Conocí
a García Márquez en 1988.
Literariamente
hablando, claro, no tuve la fortuna de cruzar mi camino con él. En ese año leí
Cien años de soledad con la intensidad que se lee una novela que alguien se
molesta en analizar frente a tus ojos. La disfruté, la entendí, la viví y
Macondo se quedó en mis recuerdos para siempre y dejó tanta huella que ese verano fueron sus libros los que elegí como venda para curar mi herida más grande hasta ese momento, esa que deja la
muerte cuando se presenta de imprevisto y demasiado pronto para que la
entiendas.
Me
refugié en sus libros y leí todos los que había en la biblioteca, en el mismo
orden en el que estaban ordenados en la estantería pues ese verano nadie más
les prestó atención. Después, poco a poco, fui incorporando más a la lista.
Cien
años de soledad, nuestro encuentro, es una de esas lecturas que siempre me digo
que tengo que repetir pero que no me atrevo porque las sensaciones que me dejó
fueron tan buenas que a veces me da por pensar que, lógicamente, ahora no soy
la misma de entonces y quizá no la viva igual.
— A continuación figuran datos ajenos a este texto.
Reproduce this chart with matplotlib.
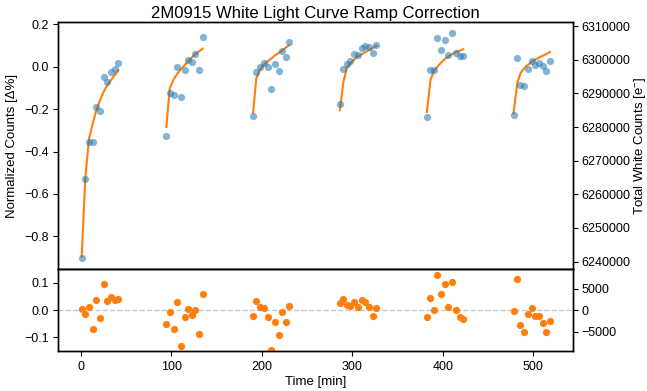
import matplotlib
matplotlib.use("Agg")
import matplotlib.pyplot as plt
import numpy as np

plt.rcParams['font.family'] = ['Liberation Sans', 'DejaVu Sans']
plt.rcParams['mathtext.default'] = 'regular'
plt.rcParams['axes.linewidth'] = 1.0

# time of each exposure per orbit [min]
t1 = [0.8, 4.8, 8.9, 13.0, 17.0, 21.1, 25.1, 29.2, 33.3, 37.4, 41.3]
t2 = [94.4, 98.1, 102.5, 106.1, 110.6, 114.6, 118.6, 122.7, 126.4, 130.8, 134.6]
t3 = [190.3, 193.8, 197.8, 201.9, 206.3, 210.0, 214.4, 218.5, 222.5, 226.5, 230.1]
t4 = [286.2, 290.2, 293.9, 297.9, 302.0, 306.1, 310.5, 314.5, 318.6, 322.7, 326.7]
t5 = [382.4, 386.4, 390.1, 394.1, 398.2, 402.3, 406.3, 410.4, 414.5, 418.5, 422.6]
t6 = [478.2, 482.3, 485.9, 490.0, 494.1, 498.1, 502.2, 506.3, 510.3, 514.4, 518.4]

# normalized white-light counts [Δ%]
f1 = [-0.903, -0.529, -0.356, -0.356, -0.190, -0.208, -0.046, -0.071, -0.025, -0.009, 0.020]
f2 = [-0.327, -0.122, -0.135, -0.003, -0.143, -0.016, 0.033, 0.025, 0.062, -0.016, 0.143]
f3 = [-0.232, -0.023, -0.003, 0.020, 0.001, -0.105, 0.014, -0.020, 0.076, 0.048, 0.119]
f4 = [-0.176, -0.011, 0.013, 0.029, 0.060, 0.058, 0.091, 0.097, 0.092, 0.066, 0.105]
f5 = [-0.236, -0.017, -0.017, 0.135, 0.079, 0.128, 0.058, 0.160, 0.066, 0.052, 0.049]
f6 = [-0.228, 0.042, -0.086, -0.091, -0.008, 0.028, 0.009, 0.020, 0.003, -0.022, 0.029]

# ramp model evaluated at exposure times [Δ%]
m1 = [-0.896, -0.522, -0.339, -0.268, -0.205, -0.157, -0.117, -0.086, -0.062, -0.038, -0.017]
m2 = [-0.284, -0.102, -0.059, -0.035, -0.011, 0.008, 0.028, 0.045, 0.060, 0.074, 0.086]
m3 = [-0.217, -0.054, -0.014, 0.009, 0.025, 0.038, 0.054, 0.065, 0.077, 0.091, 0.103]
m4 = [-0.205, -0.070, -0.006, 0.017, 0.034, 0.049, 0.060, 0.070, 0.079, 0.089, 0.099]
m5 = [-0.213, -0.062, -0.022, 0.001, 0.020, 0.037, 0.049, 0.060, 0.070, 0.076, 0.083]
m6 = [-0.220, -0.077, -0.030, -0.006, 0.009, 0.023, 0.034, 0.044, 0.052, 0.060, 0.070]

# residuals [Δ%]
r1 = [0.006, -0.015, 0.010, -0.068, 0.039, -0.027, 0.095, 0.034, 0.048, 0.036, 0.041]
r2 = [-0.050, -0.008, -0.069, 0.031, -0.131, -0.025, 0.006, -0.017, 0.002, -0.089, 0.058]
r3 = [-0.020, 0.034, 0.010, 0.007, -0.026, -0.148, -0.045, -0.091, -0.005, -0.045, 0.017]
r4 = [0.027, 0.040, 0.018, 0.014, 0.029, 0.012, 0.036, 0.029, 0.012, -0.020, 0.009]
r5 = [-0.025, 0.044, 0.001, 0.130, 0.061, 0.096, 0.013, 0.105, 0.000, -0.025, -0.033]
r6 = [-0.003, 0.116, -0.056, -0.080, -0.013, 0.009, -0.020, -0.020, -0.047, -0.080, -0.039]

# mean total white counts [e-]
mean_counts = 6297900

times = [t1, t2, t3, t4, t5, t6]
fluxes = [f1, f2, f3, f4, f5, f6]
models = [m1, m2, m3, m4, m5, m6]
resids = [r1, r2, r3, r4, r5, r6]

fig = plt.figure(figsize=(6.47, 3.91), dpi=100)
L, R = 58.3/647, 573.3/647
T, M, B = 21.7/391, 269.3/391, 351/391
ax = fig.add_axes([L, 1-M, R-L, M-T])
axr = fig.add_axes([L, 1-B, R-L, B-M], sharex=ax)

for t, f, m in zip(times, fluxes, models):
    ax.plot(t, m, '-', color='tab:orange', lw=1.5, zorder=2)
    ax.plot(t, f, 'o', color='tab:blue', alpha=0.55, ms=5.2, mec='none', zorder=3)
for t, r in zip(times, resids):
    axr.plot(t, r, 'o', color='tab:orange', ms=5.2, mec='none', zorder=3)
axr.axhline(0, color='#c8c8c8', ls='--', lw=1.0, zorder=1)

axr.set_ylim(-0.15, 0.15)
ax.set_yticks([-0.8, -0.6, -0.4, -0.2, 0.0, 0.2])
axr.set_yticks([-0.1, 0.0, 0.1])
axr.set_xticks([0, 100, 200, 300, 400, 500])
ax.tick_params(labelbottom=False)

lo, hi = ax.get_ylim()
ax2 = ax.twinx()
ax2.set_ylim(mean_counts*(1+lo/100), mean_counts*(1+hi/100))
ax2.set_yticks([6240000, 6250000, 6260000, 6270000, 6280000, 6290000, 6300000, 6310000])
ax2.ticklabel_format(axis='y', useOffset=False, style='plain')
lo2, hi2 = axr.get_ylim()
axr2 = axr.twinx()
axr2.set_ylim(mean_counts*lo2/100, mean_counts*hi2/100)
axr2.set_yticks([-5000, 0, 5000])

for a in (ax, axr):
    a.tick_params(labelsize=9)
for a in (ax2, axr2):
    a.tick_params(labelsize=9, pad=2.5)

ax.set_title('2M0915 White Light Curve Ramp Correction', fontsize=12, pad=3)
ax.set_ylabel('Normalized Counts [Δ%]', fontsize=9.5)
ax2.set_ylabel('Total White Counts [e$^{-}$]', fontsize=9.5, labelpad=1)
axr.set_xlabel('Time [min]', fontsize=9.5, labelpad=2)

fig.savefig('out.png', dpi=100)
Debería perder el miedo porque
Crónica de una muerte anunciada la habré leído... de siete a ocho veces y en
cada relectura me sorprende más que, sabiendo el final desde la primera línea,
habiéndola leído tanto, quiera seguir sumergiéndome en ella.
Ayer,
Gabo, dejó de respirar. Se apagó su voz pero sus palabras se quedarán para
siempre con quienes quieran acercarse a todas esas historias que nos dejó como
legado.
Hoy se
suceden los homenajes, el pésame, las frases rescatadas de sus novelas fundidas
con su imagen que se repiten en las redes. Habrá quien no ha leído ni una
novela pero que se apunte al carro de las condolencias. Habrá, incluso, quien
se permita la broma de mal gusto pero ya se sabe que hay gente que gusto no
tiene. Lo demuestran a cada paso que dan.
Yo quiero decirle, de nuevo, gracias.